→ **Excerpted records**
****************
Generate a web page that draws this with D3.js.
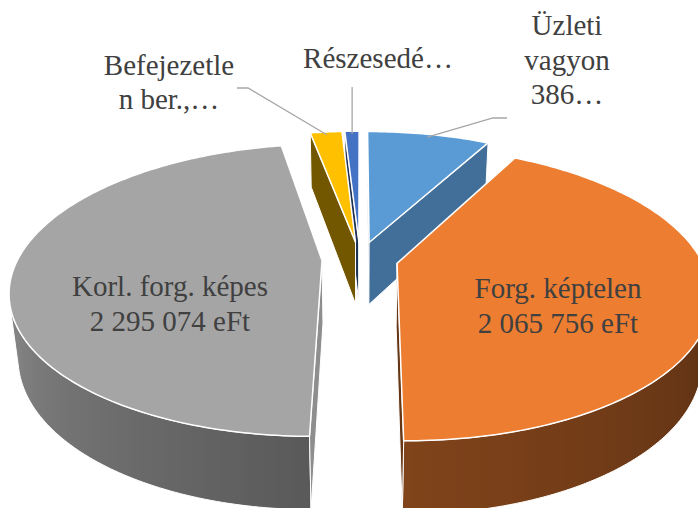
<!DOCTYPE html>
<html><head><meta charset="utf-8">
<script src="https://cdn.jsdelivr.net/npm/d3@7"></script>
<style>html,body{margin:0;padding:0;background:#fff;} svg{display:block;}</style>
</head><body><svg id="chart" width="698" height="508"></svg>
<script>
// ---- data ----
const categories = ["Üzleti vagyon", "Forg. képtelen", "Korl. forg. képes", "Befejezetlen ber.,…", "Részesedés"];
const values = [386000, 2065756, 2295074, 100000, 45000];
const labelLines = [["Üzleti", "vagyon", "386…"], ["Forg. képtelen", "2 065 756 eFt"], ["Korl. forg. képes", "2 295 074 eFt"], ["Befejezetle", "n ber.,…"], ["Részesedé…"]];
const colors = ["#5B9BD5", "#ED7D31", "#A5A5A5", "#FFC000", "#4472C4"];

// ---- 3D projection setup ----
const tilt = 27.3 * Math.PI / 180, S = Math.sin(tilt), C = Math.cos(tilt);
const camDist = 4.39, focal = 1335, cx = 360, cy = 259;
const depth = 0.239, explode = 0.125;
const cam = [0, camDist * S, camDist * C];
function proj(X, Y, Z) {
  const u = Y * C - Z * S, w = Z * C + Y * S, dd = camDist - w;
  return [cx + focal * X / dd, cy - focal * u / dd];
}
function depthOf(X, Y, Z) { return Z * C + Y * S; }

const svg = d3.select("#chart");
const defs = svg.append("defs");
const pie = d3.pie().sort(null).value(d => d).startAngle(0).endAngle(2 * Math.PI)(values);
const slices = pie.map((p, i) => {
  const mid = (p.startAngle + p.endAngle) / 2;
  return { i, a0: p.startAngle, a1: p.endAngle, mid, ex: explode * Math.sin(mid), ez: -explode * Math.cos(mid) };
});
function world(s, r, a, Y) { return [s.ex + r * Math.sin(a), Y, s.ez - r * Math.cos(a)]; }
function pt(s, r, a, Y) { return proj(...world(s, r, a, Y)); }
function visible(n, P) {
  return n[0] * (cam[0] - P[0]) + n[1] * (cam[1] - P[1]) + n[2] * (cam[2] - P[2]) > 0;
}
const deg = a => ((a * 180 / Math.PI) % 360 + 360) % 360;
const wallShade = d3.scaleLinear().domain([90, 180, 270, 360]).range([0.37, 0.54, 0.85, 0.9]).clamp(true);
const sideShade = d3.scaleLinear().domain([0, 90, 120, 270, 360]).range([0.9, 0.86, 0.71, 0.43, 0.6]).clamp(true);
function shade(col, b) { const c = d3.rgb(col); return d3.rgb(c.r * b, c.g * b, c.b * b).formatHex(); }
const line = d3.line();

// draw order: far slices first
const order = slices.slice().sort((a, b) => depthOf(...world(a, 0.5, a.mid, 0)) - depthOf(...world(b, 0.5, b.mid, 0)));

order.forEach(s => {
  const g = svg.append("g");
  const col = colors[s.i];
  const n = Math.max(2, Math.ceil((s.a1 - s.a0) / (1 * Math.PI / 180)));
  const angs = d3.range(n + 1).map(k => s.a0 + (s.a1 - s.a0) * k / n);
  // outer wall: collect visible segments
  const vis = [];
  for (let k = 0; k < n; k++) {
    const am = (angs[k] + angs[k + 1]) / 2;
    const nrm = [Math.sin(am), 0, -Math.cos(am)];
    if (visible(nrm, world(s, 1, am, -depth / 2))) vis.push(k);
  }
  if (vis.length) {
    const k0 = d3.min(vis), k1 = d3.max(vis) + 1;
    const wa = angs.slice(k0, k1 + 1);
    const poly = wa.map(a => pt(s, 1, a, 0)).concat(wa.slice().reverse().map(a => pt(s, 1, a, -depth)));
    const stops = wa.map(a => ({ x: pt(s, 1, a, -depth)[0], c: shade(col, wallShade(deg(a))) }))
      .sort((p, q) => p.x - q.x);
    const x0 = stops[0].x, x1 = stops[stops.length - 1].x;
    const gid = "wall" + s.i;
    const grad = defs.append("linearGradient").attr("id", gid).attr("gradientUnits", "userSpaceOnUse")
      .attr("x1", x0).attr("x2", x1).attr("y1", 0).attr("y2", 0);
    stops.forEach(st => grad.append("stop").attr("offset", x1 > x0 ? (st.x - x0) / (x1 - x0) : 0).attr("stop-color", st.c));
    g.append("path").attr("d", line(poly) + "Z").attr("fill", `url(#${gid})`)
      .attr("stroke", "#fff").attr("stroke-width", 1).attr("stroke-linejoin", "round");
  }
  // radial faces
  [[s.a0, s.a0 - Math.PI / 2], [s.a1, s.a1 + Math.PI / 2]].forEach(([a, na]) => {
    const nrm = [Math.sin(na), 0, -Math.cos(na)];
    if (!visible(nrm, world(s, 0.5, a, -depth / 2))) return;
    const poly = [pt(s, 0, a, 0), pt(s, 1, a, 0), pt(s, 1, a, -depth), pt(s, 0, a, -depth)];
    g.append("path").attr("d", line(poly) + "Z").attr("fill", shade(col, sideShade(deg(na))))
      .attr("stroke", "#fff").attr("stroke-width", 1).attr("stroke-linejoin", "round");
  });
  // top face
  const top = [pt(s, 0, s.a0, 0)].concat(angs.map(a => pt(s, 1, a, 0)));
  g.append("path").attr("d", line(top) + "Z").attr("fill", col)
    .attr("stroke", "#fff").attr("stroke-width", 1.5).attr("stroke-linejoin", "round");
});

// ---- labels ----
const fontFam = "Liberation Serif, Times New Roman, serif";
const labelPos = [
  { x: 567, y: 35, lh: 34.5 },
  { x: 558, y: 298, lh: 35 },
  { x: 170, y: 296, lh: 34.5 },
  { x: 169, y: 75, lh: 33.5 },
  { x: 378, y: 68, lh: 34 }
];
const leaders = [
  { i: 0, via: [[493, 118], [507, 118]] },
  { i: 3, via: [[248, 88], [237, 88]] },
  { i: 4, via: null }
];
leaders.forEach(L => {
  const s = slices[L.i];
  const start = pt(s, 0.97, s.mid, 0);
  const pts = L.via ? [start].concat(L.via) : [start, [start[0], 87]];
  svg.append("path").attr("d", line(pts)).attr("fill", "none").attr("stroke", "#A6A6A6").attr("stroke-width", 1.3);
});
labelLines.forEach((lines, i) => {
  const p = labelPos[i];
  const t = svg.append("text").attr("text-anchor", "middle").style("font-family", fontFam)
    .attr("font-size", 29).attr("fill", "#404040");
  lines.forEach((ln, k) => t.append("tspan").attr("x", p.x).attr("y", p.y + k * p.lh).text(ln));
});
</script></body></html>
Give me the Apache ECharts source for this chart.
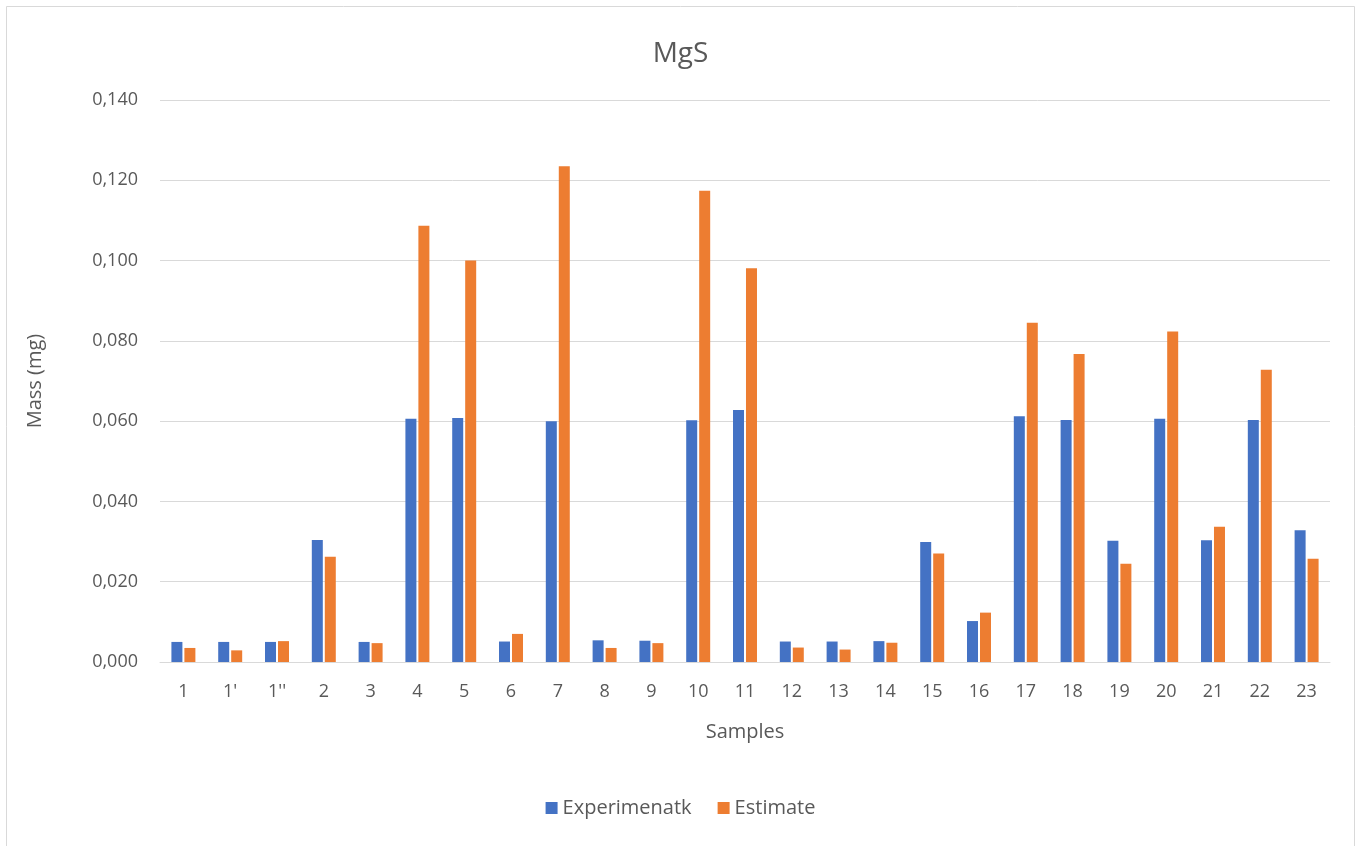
****************
Leave out the pictures and print each record exactly as it stands.

→ **Correct answer**
Generate a web page that draws this with D3.js.
<!DOCTYPE html>
<html><head><meta charset="utf-8">
<script src="https://cdn.jsdelivr.net/npm/d3@7"></script>
<style>html,body{margin:0;padding:0;background:#fff;} svg{display:block;}</style>
</head><body><svg id="chart" width="698" height="508"></svg>
<script>
// ---- data ----
const categories = ["Üzleti vagyon", "Forg. képtelen", "Korl. forg. képes", "Befejezetlen ber.,…", "Részesedés"];
const values = [386000, 2065756, 2295074, 100000, 45000];
const labelLines = [["Üzleti", "vagyon", "386…"], ["Forg. képtelen", "2 065 756 eFt"], ["Korl. forg. képes", "2 295 074 eFt"], ["Befejezetle", "n ber.,…"], ["Részesedé…"]];
const colors = ["#5B9BD5", "#ED7D31", "#A5A5A5", "#FFC000", "#4472C4"];

// ---- 3D projection setup ----
const tilt = 27.3 * Math.PI / 180, S = Math.sin(tilt), C = Math.cos(tilt);
const camDist = 4.39, focal = 1335, cx = 360, cy = 259;
const depth = 0.239, explode = 0.125;
const cam = [0, camDist * S, camDist * C];
function proj(X, Y, Z) {
  const u = Y * C - Z * S, w = Z * C + Y * S, dd = camDist - w;
  return [cx + focal * X / dd, cy - focal * u / dd];
}
function depthOf(X, Y, Z) { return Z * C + Y * S; }

const svg = d3.select("#chart");
const defs = svg.append("defs");
const pie = d3.pie().sort(null).value(d => d).startAngle(0).endAngle(2 * Math.PI)(values);
const slices = pie.map((p, i) => {
  const mid = (p.startAngle + p.endAngle) / 2;
  return { i, a0: p.startAngle, a1: p.endAngle, mid, ex: explode * Math.sin(mid), ez: -explode * Math.cos(mid) };
});
function world(s, r, a, Y) { return [s.ex + r * Math.sin(a), Y, s.ez - r * Math.cos(a)]; }
function pt(s, r, a, Y) { return proj(...world(s, r, a, Y)); }
function visible(n, P) {
  return n[0] * (cam[0] - P[0]) + n[1] * (cam[1] - P[1]) + n[2] * (cam[2] - P[2]) > 0;
}
const deg = a => ((a * 180 / Math.PI) % 360 + 360) % 360;
const wallShade = d3.scaleLinear().domain([90, 180, 270, 360]).range([0.37, 0.54, 0.85, 0.9]).clamp(true);
const sideShade = d3.scaleLinear().domain([0, 90, 120, 270, 360]).range([0.9, 0.86, 0.71, 0.43, 0.6]).clamp(true);
function shade(col, b) { const c = d3.rgb(col); return d3.rgb(c.r * b, c.g * b, c.b * b).formatHex(); }
const line = d3.line();

// draw order: far slices first
const order = slices.slice().sort((a, b) => depthOf(...world(a, 0.5, a.mid, 0)) - depthOf(...world(b, 0.5, b.mid, 0)));

order.forEach(s => {
  const g = svg.append("g");
  const col = colors[s.i];
  const n = Math.max(2, Math.ceil((s.a1 - s.a0) / (1 * Math.PI / 180)));
  const angs = d3.range(n + 1).map(k => s.a0 + (s.a1 - s.a0) * k / n);
  // outer wall: collect visible segments
  const vis = [];
  for (let k = 0; k < n; k++) {
    const am = (angs[k] + angs[k + 1]) / 2;
    const nrm = [Math.sin(am), 0, -Math.cos(am)];
    if (visible(nrm, world(s, 1, am, -depth / 2))) vis.push(k);
  }
  if (vis.length) {
    const k0 = d3.min(vis), k1 = d3.max(vis) + 1;
    const wa = angs.slice(k0, k1 + 1);
    const poly = wa.map(a => pt(s, 1, a, 0)).concat(wa.slice().reverse().map(a => pt(s, 1, a, -depth)));
    const stops = wa.map(a => ({ x: pt(s, 1, a, -depth)[0], c: shade(col, wallShade(deg(a))) }))
      .sort((p, q) => p.x - q.x);
    const x0 = stops[0].x, x1 = stops[stops.length - 1].x;
    const gid = "wall" + s.i;
    const grad = defs.append("linearGradient").attr("id", gid).attr("gradientUnits", "userSpaceOnUse")
      .attr("x1", x0).attr("x2", x1).attr("y1", 0).attr("y2", 0);
    stops.forEach(st => grad.append("stop").attr("offset", x1 > x0 ? (st.x - x0) / (x1 - x0) : 0).attr("stop-color", st.c));
    g.append("path").attr("d", line(poly) + "Z").attr("fill", `url(#${gid})`)
      .attr("stroke", "#fff").attr("stroke-width", 1).attr("stroke-linejoin", "round");
  }
  // radial faces
  [[s.a0, s.a0 - Math.PI / 2], [s.a1, s.a1 + Math.PI / 2]].forEach(([a, na]) => {
    const nrm = [Math.sin(na), 0, -Math.cos(na)];
    if (!visible(nrm, world(s, 0.5, a, -depth / 2))) return;
    const poly = [pt(s, 0, a, 0), pt(s, 1, a, 0), pt(s, 1, a, -depth), pt(s, 0, a, -depth)];
    g.append("path").attr("d", line(poly) + "Z").attr("fill", shade(col, sideShade(deg(na))))
      .attr("stroke", "#fff").attr("stroke-width", 1).attr("stroke-linejoin", "round");
  });
  // top face
  const top = [pt(s, 0, s.a0, 0)].concat(angs.map(a => pt(s, 1, a, 0)));
  g.append("path").attr("d", line(top) + "Z").attr("fill", col)
    .attr("stroke", "#fff").attr("stroke-width", 1.5).attr("stroke-linejoin", "round");
});

// ---- labels ----
const fontFam = "Liberation Serif, Times New Roman, serif";
const labelPos = [
  { x: 567, y: 35, lh: 34.5 },
  { x: 558, y: 298, lh: 35 },
  { x: 170, y: 296, lh: 34.5 },
  { x: 169, y: 75, lh: 33.5 },
  { x: 378, y: 68, lh: 34 }
];
const leaders = [
  { i: 0, via: [[493, 118], [507, 118]] },
  { i: 3, via: [[248, 88], [237, 88]] },
  { i: 4, via: null }
];
leaders.forEach(L => {
  const s = slices[L.i];
  const start = pt(s, 0.97, s.mid, 0);
  const pts = L.via ? [start].concat(L.via) : [start, [start[0], 87]];
  svg.append("path").attr("d", line(pts)).attr("fill", "none").attr("stroke", "#A6A6A6").attr("stroke-width", 1.3);
});
labelLines.forEach((lines, i) => {
  const p = labelPos[i];
  const t = svg.append("text").attr("text-anchor", "middle").style("font-family", fontFam)
    .attr("font-size", 29).attr("fill", "#404040");
  lines.forEach((ln, k) => t.append("tspan").attr("x", p.x).attr("y", p.y + k * p.lh).text(ln));
});
</script></body></html>
Give me the Apache ECharts source for this chart.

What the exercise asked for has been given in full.